New Men in the New Year: VMI Employees Work Together to Get into Shape
LEXINGTON, Va. Jan. 27, 2024 — When Doug Crabb started working in the Department of Facilities Management at Virginia Military Institute last June, he not only started a new career path, but he also began a renovation into becoming a new man.
Crabb formerly worked the night shift for a distribution center in Stuarts Draft, and struggled with the challenges many face who work during the night. His circadian rhythm—the 24-hour internal clock that regulates cycles of alertness and sleepiness by responding to light changes—got out of sync, and prevented him from sleeping thoroughly, eating well, and exercising adequately. As a result, he gained a considerable amount, and weighed 376 pounds when he began at VMI.
Crabb is a family man and father of three boys, ages 8, 10 and 12, who all participate in wrestling and football. Crabb helps coach their teams. “I strongly encourage my sons to stay in shape and work hard to be good athletes, but they started to push back. They would ask me, ‘why should we work out when you don’t?’ And they were right,” he shared. It was his boys’ admonishment that motivated Crabb to want to lose weight and get back into shape.
His new co-workers at VMI introduced him to the athletic facilities available to employees, Cocke Hall and the Corps Physical Training Facility (CPTF). “I get up early and get to Cocke Hall around 5:50 a.m. and work out on the step mill, the elliptical, the treadmill, and the weights for 90 minutes before going to work. Jim Gibson, a VMI wrestling coach, has kids who are good friends with my kids. He knows my goals, and is very encouraging and holds me accountable with my training. He arranges racquet ball and basketball games to get me moving and active in fun ways,” said Crabb. As if a morning workout were not enough, Crabb goes to the CPTF during his lunch break and walks/jogs around the track.

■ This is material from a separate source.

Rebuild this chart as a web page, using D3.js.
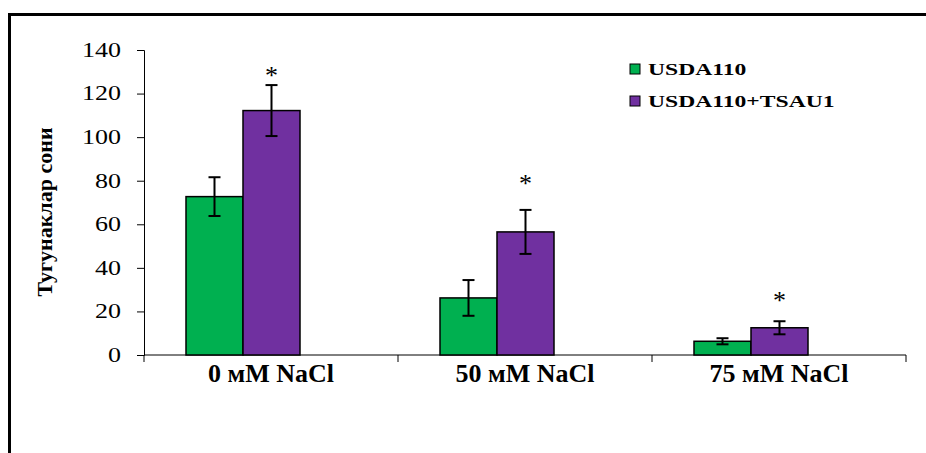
<!DOCTYPE html>
<html>
<head>
<meta charset="utf-8">
<script src="https://cdn.jsdelivr.net/npm/d3@7"></script>
<style>
  body { margin: 0; background: #fff; }
  svg { display: block; }
  .tick line, .domain { stroke: #000; }
</style>
</head>
<body>
<div id="chart"></div>
<script>
// data
var categories = ["0 мМ NaCl", "50 мМ NaCl", "75 мМ NaCl"];
var seriesNames = ["USDA110", "USDA110+TSAU1"];
var usda110 = [72.7, 26.2, 6.3];
var usda110Err = [8.9, 8.2, 1.4];
var usdaTsau1 = [112.2, 56.5, 12.5];
var usdaTsau1Err = [11.7, 10.1, 3.0];
var starLevel = [130, 80.5, 26.5];   // where the "*" marks sit
var yTicks = [0, 20, 40, 60, 80, 100, 120, 140];
var colors = ["#00B050", "#7030A0"];

var svgWidth = 926;
var svgHeight = 453;

var margin = { top: 50, right: 20, bottom: 98, left: 144 };
var height = svgHeight - margin.top - margin.bottom;   // 305
var width = 762;

var svg = d3.select("#chart")
    .append("svg")
    .attr("width", svgWidth)
    .attr("height", svgHeight);

// outer frame (only top and left visible)
svg.append("rect")
    .attr("x", 9.5)
    .attr("y", 14.5)
    .attr("width", 2000)
    .attr("height", 2000)
    .attr("fill", "none")
    .attr("stroke", "#000")
    .attr("stroke-width", 3);

var chartGroup = svg.append("g")
    .attr("transform", `translate(${margin.left}, ${margin.top})`);

// scales
var x0 = d3.scaleBand()
    .domain(categories)
    .range([0, width]);

// bar pair sits left of the band centre, like the original
var x1 = d3.scaleBand()
    .domain(seriesNames)
    .range([42, 156]);

var y = d3.scaleLinear()
    .domain([0, 140])
    .range([height, 0]);

// rows for the bars
var rows = [];
categories.forEach(function(c, i) {
    rows.push({ cat: c, s: seriesNames[0], v: usda110[i], e: usda110Err[i], col: colors[0] });
    rows.push({ cat: c, s: seriesNames[1], v: usdaTsau1[i], e: usdaTsau1Err[i], col: colors[1] });
});

// axes
var leftAxis = d3.axisLeft(y)
    .tickValues(yTicks)
    .tickSize(7)
    .tickPadding(0)
    .tickFormat(d3.format("d"));

var yAxisG = chartGroup.append("g").call(leftAxis);
yAxisG.select(".domain").attr("stroke-width", 1);
yAxisG.selectAll("text")
    .attr("font-family", "'Liberation Serif', 'Times New Roman', serif")
    .attr("font-size", "20px")
    .attr("fill", "#000")
    .attr("x", -23 / 1.3)
    .attr("transform", "scale(1.3,1)");

var bottomAxis = d3.axisBottom(x0)
    .tickSize(0)
    .tickPadding(9);

var xAxisG = chartGroup.append("g")
    .attr("transform", `translate(0, ${height})`)
    .call(bottomAxis);
xAxisG.select(".domain").remove();
xAxisG.append("line")
    .attr("x1", 0).attr("x2", width)
    .attr("stroke", "#000");
xAxisG.selectAll(".edge")
    .data(d3.range(categories.length + 1))
    .enter()
    .append("line")
    .attr("class", "edge")
    .attr("x1", d => d * x0.step())
    .attr("x2", d => d * x0.step())
    .attr("y1", 0).attr("y2", 7)
    .attr("stroke", "#000");
xAxisG.selectAll("text")
    .attr("font-family", "'Liberation Serif', 'Times New Roman', serif")
    .attr("font-weight", "bold")
    .attr("font-size", "26px")
    .attr("fill", "#000");

// bars
chartGroup.selectAll("rect.bar")
    .data(rows)
    .enter()
    .append("rect")
    .attr("class", "bar")
    .attr("x", d => x0(d.cat) + x1(d.s))
    .attr("y", d => y(d.v))
    .attr("width", x1.bandwidth())
    .attr("height", d => height - y(d.v))
    .attr("fill", d => d.col)
    .attr("stroke", "#000")
    .attr("stroke-width", 1.5);

// error bars
var errG = chartGroup.selectAll("g.err")
    .data(rows)
    .enter()
    .append("g")
    .attr("class", "err")
    .attr("transform", d => `translate(${x0(d.cat) + x1(d.s) + x1.bandwidth() / 2}, 0)`);

errG.append("line")
    .attr("y1", d => y(d.v + d.e))
    .attr("y2", d => y(d.v - d.e))
    .attr("stroke", "#000")
    .attr("stroke-width", 2);
errG.append("line")
    .attr("x1", -6).attr("x2", 6)
    .attr("y1", d => y(d.v + d.e))
    .attr("y2", d => y(d.v + d.e))
    .attr("stroke", "#000")
    .attr("stroke-width", 2);
errG.append("line")
    .attr("x1", -6).attr("x2", 6)
    .attr("y1", d => y(d.v - d.e))
    .attr("y2", d => y(d.v - d.e))
    .attr("stroke", "#000")
    .attr("stroke-width", 2);

// significance stars
chartGroup.selectAll("text.star")
    .data(categories)
    .enter()
    .append("text")
    .attr("class", "star")
    .attr("x", d => x0(d) + x1(seriesNames[1]) + x1.bandwidth() / 2)
    .attr("y", (d, i) => y(starLevel[i]) + 12)
    .attr("text-anchor", "middle")
    .attr("font-family", "'Liberation Serif', 'Times New Roman', serif")
    .attr("font-size", "26px")
    .text("*");

// y axis title
svg.append("text")
    .attr("transform", "translate(52, 212) rotate(-90)")
    .attr("text-anchor", "middle")
    .attr("font-family", "'Liberation Serif', 'Times New Roman', serif")
    .attr("font-weight", "bold")
    .attr("font-size", "22px")
    .text("Тугунаклар сони");

// legend
var legend = svg.append("g")
    .selectAll("g")
    .data(seriesNames)
    .enter()
    .append("g")
    .attr("transform", (d, i) => `translate(630, ${64 + i * 32})`);

legend.append("rect")
    .attr("width", 10)
    .attr("height", 10)
    .attr("fill", (d, i) => colors[i])
    .attr("stroke", "#000")
    .attr("stroke-width", 1);

legend.append("text")
    .attr("transform", "translate(18, 11) scale(1.35,1)")
    .attr("font-family", "'Liberation Serif', 'Times New Roman', serif")
    .attr("font-weight", "bold")
    .attr("font-size", "17.5px")
    .text(d => d);
</script>
</body>
</html>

Cmdr. Charles H. Barber III, director of professional training facilities at VMI, witnesses Crabb’s daily workouts. “In this time of New Year’s resolutions, most of which are quickly broken, Doug has dedicated himself to a successful fitness regime. It is satisfying to note Doug’s personal success – 100% on him,” said Barber.
In addition to working out, Crabb has made changes to his diet by cutting back on processed sugar and eating smaller portions. Since June, he has lost over 80 pounds. His goal is to lose 80 more.

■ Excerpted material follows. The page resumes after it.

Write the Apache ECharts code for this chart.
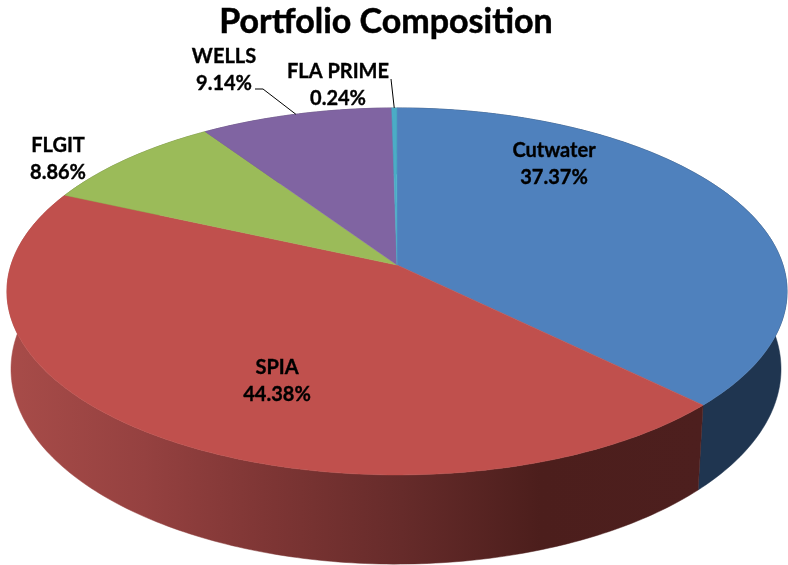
<!DOCTYPE html>
<html><head><meta charset="utf-8">
<style>html,body{margin:0;padding:0;background:#fff}#c{width:788px;height:565px}</style>
<script src="https://cdn.jsdelivr.net/npm/echarts@6/dist/echarts.min.js"></script>
</head><body><div id="c"></div>
<script>
const categories = ['Cutwater', 'SPIA', 'FLGIT', 'WELLS', 'FLA PRIME'];
const shares = [37.37, 44.38, 8.86, 9.14, 0.24];
const topColors = ['#4f81bd', '#c0504d', '#9bbb59', '#8064a2', '#4bacc6'];
const chartTitle = 'Portfolio Composition';
const labelCentres = [[554, 164], [277, 381], [58, 159], [224, 70], [338, 85]];
const leaderStarts = [null, null, null, [[255, 89], [263, 89]], [[391, 79]]];

// projection of the tilted disc: upper rim and lower rim
const upper = { cx: 397, cy: 265, a: 386, b: 179.7, k: 0.144 };
const lower = { cx: 396, cy: 341, a: 381, b: 191, k: 0.144 };
function rim(p, pct) {
  const t = pct / 100 * 2 * Math.PI, X = Math.sin(t), Y = -Math.cos(t), w = 1 - p.k * Y;
  return [p.cx + p.a * X / w, p.cy + p.b * Y / w];
}
const starts = [];
shares.reduce((s, v, i) => (starts[i] = s, s + v), 0);
function arc(p, from, to) {
  const n = Math.max(2, Math.ceil((to - from) * 4)), pts = [];
  for (let i = 0; i <= n; i++) pts.push(rim(p, from + (to - from) * i / n));
  return pts;
}
const wallFills = [
  '#1f3550',
  new echarts.graphic.LinearGradient(6, 0, 700, 0, [
    { offset: 0, color: '#a84c49' }, { offset: 0.2, color: '#954140' },
    { offset: 0.37, color: '#7f3635' }, { offset: 0.57, color: '#662b2a' },
    { offset: 0.77, color: '#4c1e1c' }, { offset: 1, color: '#4d1f1e' }
  ], true),
  '#5d7033', '#4c3c61', '#2c6676'
];
const idx = categories.map((_, i) => i);
function wallItem(params, api) {
  const i = api.value(0), from = starts[i], to = from + shares[i];
  const pts = arc(upper, from, to).concat(arc(lower, from, to).reverse());
  return { type: 'polygon', shape: { points: pts }, style: { fill: wallFills[i], stroke: wallFills[i], lineWidth: 0.5 } };
}
function topItem(params, api) {
  const i = api.value(0), from = starts[i], to = from + shares[i];
  const pts = [[upper.cx, upper.cy]].concat(arc(upper, from, to));
  return { type: 'polygon', shape: { points: pts }, style: { fill: topColors[i], stroke: topColors[i], lineWidth: 0.5 } };
}
function labelItem(params, api) {
  const i = api.value(0), c = labelCentres[i], children = [];
  if (leaderStarts[i]) {
    children.push({ type: 'polyline',
      shape: { points: leaderStarts[i].concat([rim(upper, starts[i] + shares[i] / 2)]) },
      style: { fill: null, stroke: '#000', lineWidth: 1 } });
  }
  children.push({ type: 'text', x: c[0], y: c[1], style: {
    text: categories[i] + '\n' + shares[i].toFixed(2) + '%',
    fill: '#000', stroke: '#000', lineWidth: 0.35, font: '700 20px Lato', lineHeight: 27, align: 'center', verticalAlign: 'middle' } });
  return { type: 'group', children };
}
const chart = echarts.init(document.getElementById('c'), null, { renderer: 'canvas' });
chart.setOption({
  animation: false,
  backgroundColor: '#fff',
  title: { text: chartTitle, left: 381, top: 0, textAlign: 'center',
    textStyle: { fontFamily: 'Lato', fontWeight: 700, fontSize: 34, color: '#000', textBorderColor: '#000', textBorderWidth: 0.5 } },
  series: [
    { type: 'custom', coordinateSystem: 'none', z: 1, data: idx.map(i => [i]), renderItem: wallItem, silent: true, clip: false },
    { type: 'custom', coordinateSystem: 'none', z: 2, data: idx.map(i => [i]), renderItem: topItem, silent: true, clip: false },
    { type: 'custom', coordinateSystem: 'none', z: 3, data: idx.map(i => [i]), renderItem: labelItem, silent: true, clip: false }
  ]
});
</script></body></html>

Crabb has inspired co-worker, Jacob Hall, to also get in shape. Hall had been wanting to lose weight for years, but lacked motivation. “Last summer my doctor had suggested I lose 20 pounds, and gave me a year to do it,” said Hall. Around that same time, Hall started a second job that was more physically demanding. “Last July I went with Doug to Cocke Hall to work out, and while I was there, I weighed myself and realized I had already lost the 20 pounds – in just a month and a half!” That weight loss was the incentive he needed. Hall has lost 40 pounds since July and his goal is to lose another 40. Each morning, he works out at the CPTF, and again with Crabb at lunch.

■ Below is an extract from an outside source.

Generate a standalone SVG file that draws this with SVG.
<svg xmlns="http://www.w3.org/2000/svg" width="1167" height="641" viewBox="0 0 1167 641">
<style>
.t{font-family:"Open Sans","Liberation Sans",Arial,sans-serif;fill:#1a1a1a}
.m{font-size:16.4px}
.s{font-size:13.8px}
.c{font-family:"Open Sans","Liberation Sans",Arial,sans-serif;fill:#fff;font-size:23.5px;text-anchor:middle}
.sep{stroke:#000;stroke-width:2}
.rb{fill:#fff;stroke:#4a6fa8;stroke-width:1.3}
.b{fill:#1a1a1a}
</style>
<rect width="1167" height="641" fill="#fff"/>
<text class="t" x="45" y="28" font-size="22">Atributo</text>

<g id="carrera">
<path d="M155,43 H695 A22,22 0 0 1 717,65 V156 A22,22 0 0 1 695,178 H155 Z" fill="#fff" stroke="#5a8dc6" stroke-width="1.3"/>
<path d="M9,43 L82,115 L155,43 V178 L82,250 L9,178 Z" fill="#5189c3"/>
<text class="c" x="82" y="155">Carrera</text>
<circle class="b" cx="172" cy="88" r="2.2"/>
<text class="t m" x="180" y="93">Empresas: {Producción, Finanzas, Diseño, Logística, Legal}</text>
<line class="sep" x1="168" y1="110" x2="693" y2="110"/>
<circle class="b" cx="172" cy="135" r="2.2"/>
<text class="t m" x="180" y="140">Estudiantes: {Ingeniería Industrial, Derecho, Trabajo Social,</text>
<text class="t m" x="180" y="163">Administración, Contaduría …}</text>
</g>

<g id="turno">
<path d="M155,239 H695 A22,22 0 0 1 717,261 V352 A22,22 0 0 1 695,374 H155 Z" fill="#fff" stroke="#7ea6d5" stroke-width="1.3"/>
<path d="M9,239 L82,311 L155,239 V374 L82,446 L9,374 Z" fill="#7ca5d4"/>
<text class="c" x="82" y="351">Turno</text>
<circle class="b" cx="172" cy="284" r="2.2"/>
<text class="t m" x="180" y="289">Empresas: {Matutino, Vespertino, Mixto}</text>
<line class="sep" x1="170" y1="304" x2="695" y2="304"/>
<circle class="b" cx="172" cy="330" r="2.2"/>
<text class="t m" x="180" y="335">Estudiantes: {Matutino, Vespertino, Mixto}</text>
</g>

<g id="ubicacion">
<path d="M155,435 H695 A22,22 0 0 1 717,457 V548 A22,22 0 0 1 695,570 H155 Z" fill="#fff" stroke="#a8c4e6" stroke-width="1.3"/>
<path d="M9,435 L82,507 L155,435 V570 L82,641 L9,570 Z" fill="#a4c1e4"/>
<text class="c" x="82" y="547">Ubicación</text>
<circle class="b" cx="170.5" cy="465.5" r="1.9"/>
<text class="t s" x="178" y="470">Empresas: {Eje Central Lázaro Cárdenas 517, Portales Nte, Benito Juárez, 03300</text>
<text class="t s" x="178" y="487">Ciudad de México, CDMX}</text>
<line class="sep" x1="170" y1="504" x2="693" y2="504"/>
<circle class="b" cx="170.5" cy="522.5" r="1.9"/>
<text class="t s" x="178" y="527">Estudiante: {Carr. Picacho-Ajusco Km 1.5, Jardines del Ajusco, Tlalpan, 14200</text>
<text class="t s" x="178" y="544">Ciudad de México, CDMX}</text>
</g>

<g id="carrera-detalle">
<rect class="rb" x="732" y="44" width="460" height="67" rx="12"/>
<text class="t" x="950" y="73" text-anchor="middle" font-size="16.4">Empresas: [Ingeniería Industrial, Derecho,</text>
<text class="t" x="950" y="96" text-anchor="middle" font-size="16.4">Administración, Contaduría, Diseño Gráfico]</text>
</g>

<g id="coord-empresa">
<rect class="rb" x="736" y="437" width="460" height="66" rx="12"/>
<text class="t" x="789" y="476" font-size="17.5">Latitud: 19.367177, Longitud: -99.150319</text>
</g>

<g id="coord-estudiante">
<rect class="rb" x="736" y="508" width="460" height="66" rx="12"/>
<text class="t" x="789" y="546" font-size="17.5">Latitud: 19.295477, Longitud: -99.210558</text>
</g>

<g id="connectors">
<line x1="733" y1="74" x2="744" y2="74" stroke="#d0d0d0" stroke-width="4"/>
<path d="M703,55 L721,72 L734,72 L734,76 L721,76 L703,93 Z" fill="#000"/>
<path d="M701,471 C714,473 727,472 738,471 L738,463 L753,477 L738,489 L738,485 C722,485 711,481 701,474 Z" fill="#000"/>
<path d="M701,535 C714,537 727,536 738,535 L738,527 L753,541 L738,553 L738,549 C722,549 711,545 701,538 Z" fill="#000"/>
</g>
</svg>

Crabb’s upbeat outlook and drive has not gone unnoticed in his department. Eric Schwartz ’95, deputy director of facilities management, stated, “Despite only being with us a few short months, Doug has brought many ideas and positive influences to our department. This is just one example of what he has brought to the team.”
Similar to VMI’s motto of, “No ordinary college,” Crabb and Hall share a mantra to maintain their determination, “Because easy doesn’t change you.”